The state appealed to the U.S. Supreme Court, which granted certiorari (464 U.S. 990 (1983)).

==Decision==
Justice Sandra Day O'Connor delivered the opinion of the Court, in which Chief Justice Burger and Justices Harry Blackmun and William Rehnquist joined. Justice Byron White, joined by Justices Lewis F. Powell, Jr. and John Paul Stevens, dissented. Justices William J. Brennan, Jr. and Thurgood Marshall did not participate in the hearing or decision of the case.

===Majority opinion===
Justice O'Connor concluded that Section 7 of the NLRA did not contain explicit pre-emptive language nor indicate congressional intent to usurp a state role in labor-management relations. "[A]ppropriate consideration for the vitality of our federal system and for a rational allocation of functions belies any easy inference that Congress intended to deprive the States of their ability to retain jurisdiction over such matters."

O'Connor then rejected the appellate court's reading of Hill v. Florida ex rel. Watson. Subsequent to Hill, O'Connor noted, Congress had enacted the Labor Management Reporting and Disclosure Act (the "Landrum-Griffin Act"). Section 504(a) of the Landrum-Griffin Act explicitly barred from office for a five-year period union officers convicted of any number of crimes. By enacting Section 504(a), O'Connor concluded, Congress "unmistakably indicated that the right of employees to select the officers of their bargaining representatives is not absolute..." Citing the plurality opinion in De Veau v. Braisted, O'Connor noted that the Court had previously held that the Landrum-Griffin Act had not preempted the role of state legislation in regulating union officials.

O'Connor next addressed the New Jersey statute's enforcement mechanism. O'Connor recognized the continuing controlling nature of Hill in this regard, and acknowledged that questions of constitutionality and preemption must "be assessed independently in terms of its potential conflict with the federal enactment." O'Connor concluded, however, that the record was too incomplete on this issue, and remanded the issue to the appellate court so that it could order further proceedings.

===Dissenting opinion===
Justice White, writing for the dissent, argued that the linkage between Section 93 and Section 86 of the New Jersey act rendered the act preempted by federal law. If Section 86 merely imposed qualifications on union officials, White concluded, the law would not be preempted by the NLRA. But the act went far beyond that, and imposed sweeping penalties on the union. For the dissent, this proved critical:
It is not clear what portion of the statute the Court upholds since it expressly refuses to decide whether the dues prohibition and fund administration provisions are valid. Section 93(b) does nothing more than impose those two restrictions on unions whose officials are disqualified under the criteria set forth in § 86. It does not, by its terms, provide a mechanism for disqualifying any union officer. Therefore, while it appears that the Court holds that a State is free to disqualify certain individuals from acting as union officials as long as it does not impose sanctions on the union itself, it is not clear that anything in § 93(b) enables the State to do that.

White noted that although Section 7 of the NLRA granted employees the absolute right to choose collective bargaining representatives of their choosing, that right was not coextensive with the less absolute right to determine who should serve as officers in that organization.
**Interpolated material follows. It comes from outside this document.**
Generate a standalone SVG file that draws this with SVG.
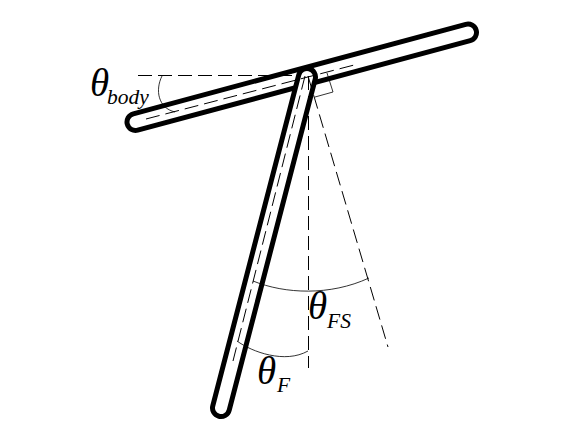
<svg xmlns="http://www.w3.org/2000/svg" width="582" height="427" viewBox="0 0 582 427">
<style>
.o{fill:none;stroke:#000;stroke-width:22;stroke-linecap:round}
.i{fill:none;stroke:#fff;stroke-width:12;stroke-linecap:round}
.d{fill:none;stroke:#000;stroke-width:1;stroke-dasharray:14 6}
.t{fill:none;stroke:#000;stroke-width:.8}
text{font-family:"Liberation Serif",serif;font-style:italic;fill:#000}
.g{font-size:39px;font-weight:normal}
.s{font-size:21.5px}
</style>
<rect width="582" height="427" fill="#fff"/>
<g id="body"><path class="o" d="M135.500 122L468 32.500"/><path class="i" d="M135.500 122L468 32.500"/></g>
<g id="leg"><path class="o" d="M307 77L221 408"/><path class="i" d="M307 77L221 408"/></g>
<g id="connectors">
<path class="d" d="M146 119L358 64"/>
<path class="d" d="M138 75.500H300"/>
<path class="d" d="M305 76L233 361"/>
<path class="d" d="M308.500 76V368"/>
<path class="d" d="M308 76L388 347"/>
<path class="t" d="M327 73L333 92L315 97"/>
<path class="t" d="M162 76C155 90 158 108 175 112"/>
<path class="t" d="M253 281C285 294 330 296 369 278"/>
<path class="t" d="M237 341C252 352 285 364 308 351"/>
</g>
<g id="label-body"><text class="g" x="90" y="96">θ</text><text class="s" x="107" y="104">body</text></g>
<g id="label-fs"><text class="g" x="308" y="319">θ</text><text class="s" x="327" y="328">FS</text></g>
<g id="label-f"><text class="g" x="257" y="384">θ</text><text class="s" x="277" y="392">F</text></g>
</svg>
In the current case, White noted, the workers had chosen an organization rather than an individual as their collective bargaining agent. White agreed with the majority that the state can permissibly impose qualifications on the officers of Local 54. But the language of Section 7 of the NLRA as well as the Court's ruling in Hill permitted the state to impose sanctions only on the officers, not on the union. Interfering with the relatively untrammeled right of the union to carry out its duties as collective bargaining agent was impermissible as a matter of federal law:
Allowing the State to so restrict the union's conduct infringes on the employees' right to bargain collectively through the representative of their own choosing because it prevents that representative from functioning as a collective-bargaining agent. ... A union which cannot sustain itself financially obviously cannot effectively engage in collective-bargaining activities on behalf of its members.
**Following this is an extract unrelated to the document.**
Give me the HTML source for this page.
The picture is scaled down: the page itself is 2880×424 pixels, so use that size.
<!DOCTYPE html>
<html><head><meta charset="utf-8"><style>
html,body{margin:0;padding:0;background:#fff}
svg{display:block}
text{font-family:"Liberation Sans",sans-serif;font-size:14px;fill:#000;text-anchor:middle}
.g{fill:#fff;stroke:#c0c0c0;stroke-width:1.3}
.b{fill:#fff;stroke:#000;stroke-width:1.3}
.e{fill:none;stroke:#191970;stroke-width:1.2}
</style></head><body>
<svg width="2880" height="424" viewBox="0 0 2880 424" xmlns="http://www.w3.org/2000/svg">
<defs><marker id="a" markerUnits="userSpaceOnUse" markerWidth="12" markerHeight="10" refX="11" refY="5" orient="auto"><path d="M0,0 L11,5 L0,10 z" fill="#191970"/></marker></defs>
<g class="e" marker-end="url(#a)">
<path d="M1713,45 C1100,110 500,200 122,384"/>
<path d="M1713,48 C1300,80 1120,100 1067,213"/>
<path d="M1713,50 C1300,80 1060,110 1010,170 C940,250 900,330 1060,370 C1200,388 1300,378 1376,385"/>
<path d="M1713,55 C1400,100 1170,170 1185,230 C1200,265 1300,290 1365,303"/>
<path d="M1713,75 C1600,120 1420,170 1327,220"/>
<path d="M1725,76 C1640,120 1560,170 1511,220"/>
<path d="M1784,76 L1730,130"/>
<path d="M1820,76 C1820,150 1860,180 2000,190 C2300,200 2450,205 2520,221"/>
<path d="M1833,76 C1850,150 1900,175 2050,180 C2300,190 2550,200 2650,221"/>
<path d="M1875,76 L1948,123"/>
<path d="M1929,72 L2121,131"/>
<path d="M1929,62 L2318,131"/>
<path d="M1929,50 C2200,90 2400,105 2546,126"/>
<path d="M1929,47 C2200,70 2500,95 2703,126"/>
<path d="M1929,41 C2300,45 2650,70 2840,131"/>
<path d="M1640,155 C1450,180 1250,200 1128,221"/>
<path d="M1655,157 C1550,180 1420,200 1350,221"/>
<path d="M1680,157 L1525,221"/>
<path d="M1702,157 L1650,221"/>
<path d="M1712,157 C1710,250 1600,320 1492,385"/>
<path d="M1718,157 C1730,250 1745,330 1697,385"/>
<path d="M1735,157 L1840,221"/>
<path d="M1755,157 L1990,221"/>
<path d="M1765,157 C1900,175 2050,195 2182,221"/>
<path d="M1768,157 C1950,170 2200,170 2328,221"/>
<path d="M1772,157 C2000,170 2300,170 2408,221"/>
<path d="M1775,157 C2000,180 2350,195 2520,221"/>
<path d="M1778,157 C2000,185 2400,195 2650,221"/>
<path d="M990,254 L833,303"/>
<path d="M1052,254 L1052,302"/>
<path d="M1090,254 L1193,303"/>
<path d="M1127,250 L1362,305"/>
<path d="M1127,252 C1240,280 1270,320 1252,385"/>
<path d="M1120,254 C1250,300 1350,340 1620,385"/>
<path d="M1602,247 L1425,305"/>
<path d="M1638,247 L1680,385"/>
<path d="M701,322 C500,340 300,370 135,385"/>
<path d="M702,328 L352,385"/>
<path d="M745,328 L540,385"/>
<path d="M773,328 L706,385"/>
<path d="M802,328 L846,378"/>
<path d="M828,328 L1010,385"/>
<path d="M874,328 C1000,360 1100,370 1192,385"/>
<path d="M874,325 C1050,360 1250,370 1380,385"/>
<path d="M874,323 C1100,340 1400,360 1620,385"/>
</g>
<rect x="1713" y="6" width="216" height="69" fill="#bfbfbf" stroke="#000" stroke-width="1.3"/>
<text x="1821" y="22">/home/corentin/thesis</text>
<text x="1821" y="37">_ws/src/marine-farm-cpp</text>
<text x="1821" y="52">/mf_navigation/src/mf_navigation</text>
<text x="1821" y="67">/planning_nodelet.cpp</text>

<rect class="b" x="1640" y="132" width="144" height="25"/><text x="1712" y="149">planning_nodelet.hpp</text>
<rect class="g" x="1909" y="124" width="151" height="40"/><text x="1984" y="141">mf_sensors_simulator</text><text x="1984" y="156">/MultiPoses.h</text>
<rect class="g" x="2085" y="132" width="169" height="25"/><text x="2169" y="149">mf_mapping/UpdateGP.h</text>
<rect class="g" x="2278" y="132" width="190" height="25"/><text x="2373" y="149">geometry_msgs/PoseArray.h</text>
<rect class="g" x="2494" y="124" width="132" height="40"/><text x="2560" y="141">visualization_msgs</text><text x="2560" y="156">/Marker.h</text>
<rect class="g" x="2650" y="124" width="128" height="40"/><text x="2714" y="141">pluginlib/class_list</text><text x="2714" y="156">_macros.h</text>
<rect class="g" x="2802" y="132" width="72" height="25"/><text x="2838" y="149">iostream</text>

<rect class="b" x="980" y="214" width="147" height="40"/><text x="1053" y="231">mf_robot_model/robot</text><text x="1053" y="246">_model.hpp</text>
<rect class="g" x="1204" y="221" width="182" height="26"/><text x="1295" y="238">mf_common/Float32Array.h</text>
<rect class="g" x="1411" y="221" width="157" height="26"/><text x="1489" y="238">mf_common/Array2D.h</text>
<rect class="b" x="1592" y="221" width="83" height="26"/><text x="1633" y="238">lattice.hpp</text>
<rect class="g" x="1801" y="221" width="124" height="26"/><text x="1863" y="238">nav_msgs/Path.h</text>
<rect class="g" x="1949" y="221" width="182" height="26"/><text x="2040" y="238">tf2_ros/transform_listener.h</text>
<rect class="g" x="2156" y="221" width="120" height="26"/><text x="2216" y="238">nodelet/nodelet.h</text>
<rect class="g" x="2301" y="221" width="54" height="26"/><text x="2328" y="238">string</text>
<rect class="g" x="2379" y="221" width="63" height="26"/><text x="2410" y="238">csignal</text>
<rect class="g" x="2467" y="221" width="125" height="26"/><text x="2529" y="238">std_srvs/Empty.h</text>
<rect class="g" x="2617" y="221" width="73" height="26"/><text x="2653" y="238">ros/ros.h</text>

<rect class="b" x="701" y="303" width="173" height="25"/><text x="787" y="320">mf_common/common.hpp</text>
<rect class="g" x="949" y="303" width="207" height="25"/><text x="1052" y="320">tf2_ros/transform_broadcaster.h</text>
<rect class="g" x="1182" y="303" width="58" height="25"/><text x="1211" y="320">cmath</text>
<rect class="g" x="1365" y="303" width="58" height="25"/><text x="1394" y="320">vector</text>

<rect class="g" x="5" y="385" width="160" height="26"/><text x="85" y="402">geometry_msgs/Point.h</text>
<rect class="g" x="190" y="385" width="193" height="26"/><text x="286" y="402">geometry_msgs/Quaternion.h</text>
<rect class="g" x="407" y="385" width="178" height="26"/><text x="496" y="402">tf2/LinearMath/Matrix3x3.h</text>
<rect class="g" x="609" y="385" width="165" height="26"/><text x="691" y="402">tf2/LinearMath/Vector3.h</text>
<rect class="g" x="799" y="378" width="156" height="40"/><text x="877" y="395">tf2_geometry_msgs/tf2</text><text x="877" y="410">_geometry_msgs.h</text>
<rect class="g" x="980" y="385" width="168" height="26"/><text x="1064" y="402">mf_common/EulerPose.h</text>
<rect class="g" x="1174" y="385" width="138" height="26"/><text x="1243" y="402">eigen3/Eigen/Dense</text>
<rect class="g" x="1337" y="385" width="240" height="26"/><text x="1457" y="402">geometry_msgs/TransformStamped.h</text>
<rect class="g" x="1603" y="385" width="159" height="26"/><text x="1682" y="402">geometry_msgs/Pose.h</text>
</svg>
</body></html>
The record, White noted, was quite clear in showing that Local 54 would not be able to function if either of the Casino Control Commission's sanctions were imposed. Thus, White would have overturned the statute on grounds of preemption under Section 7 of the NLRA:
I am willing to hold that, as a matter of law, a statute like § 93(b), which prohibits a union from collecting dues from its members, impairs the union's ability to represent those members to such an extent that it infringes on their § 7 right to bargain through the representative of their choice.

==Consequences of the ruling==
Gerace resigned shortly after the Supreme Court's ruling. However, Local 54 immediately rehired Gerace as a $48,000-a-year "consultant." The Casino Control Commission declared this "a subterfuge." The gaming commission declined to impose either of its statutory sanctions, and instead sought a court injunction forcing Gerace to resign his consultancy. In November 1984, a New Jersey state superior court ruled that the gaming commission had the right to force Gerace's resignation. Gerace initially fought the court's order, but eventually resigned after concluding that the continuing legal battle would "be disruptive to the operation of the union." Materio and LaSane also resigned, but were later hired by the union as business agents to handle non-casino related matters.
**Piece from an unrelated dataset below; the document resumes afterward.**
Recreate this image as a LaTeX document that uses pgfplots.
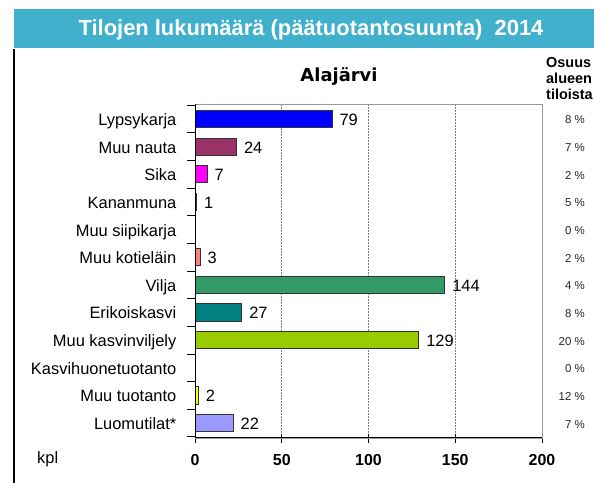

Five years after the ruling in Brown v. Hotel and Restaurant Employees an academic study concluded that the Casino Control Act had been only marginally successful in preventing or eliminating organized crime influence in New Jersey's casino unions. The study noted that the law had not been used since its initial 1981 enforcement action, and that many union officials were merely rehired as consultants rather than as elected officers. The state gaming commission never again attempted to use its two statutory sanctions against any union, and relied instead on the threat of injunctions to remove officials it suspected of links to organized crime.